Tom Service 

Marino Formenti

Usher Hall, Edinburgh
  
  


A piano recital that features a piece with no notes, only the pianist scraping the outside of the instrument to produce sounds like distant gunfire, seems the height of avant-garde intellectualism. But Formenti's concert of music by German composer Helmut Lachenmann was a thrilling display of pianistic possibility.

Formenti threw himself into Lachenmann's world of musical extremes, relishing the single-minded strangeness of the seven movements of Ein Kinderspiel (Child's Play). One piece consisted of a single, repeated chord; the drama of the movement was based on the different ways the chord could be made to resonate, by holding down some notes longer than others, and creating strange effects by allowing the chord to echo with other parts of the piano's compass.

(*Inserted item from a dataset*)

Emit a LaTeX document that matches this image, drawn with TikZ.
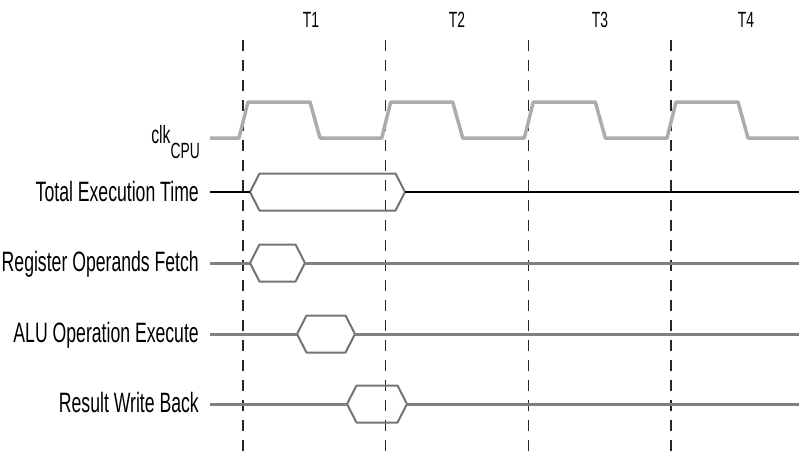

Another movement consisted of a hammered rhythm at the very top of the piano's range.

These playful but disturbing miniatures were defined by the strength of individual musical gestures, but Lachenmann's Serynade was a different prospect: a single, 25-minute movement and an attempt to create a meaningful larger structure. Formenti was brilliantly attuned to the violence of much of the music - passages in which he thumped the keyboard with his elbows, pumped the piano's pedals, and battered the bottom notes in a pummelling ostinato - but he did not connect these moments. The long-breathed lines of Lachenmann's music escaped Formenti, even if he captured the visceral intensity of this remarkable music.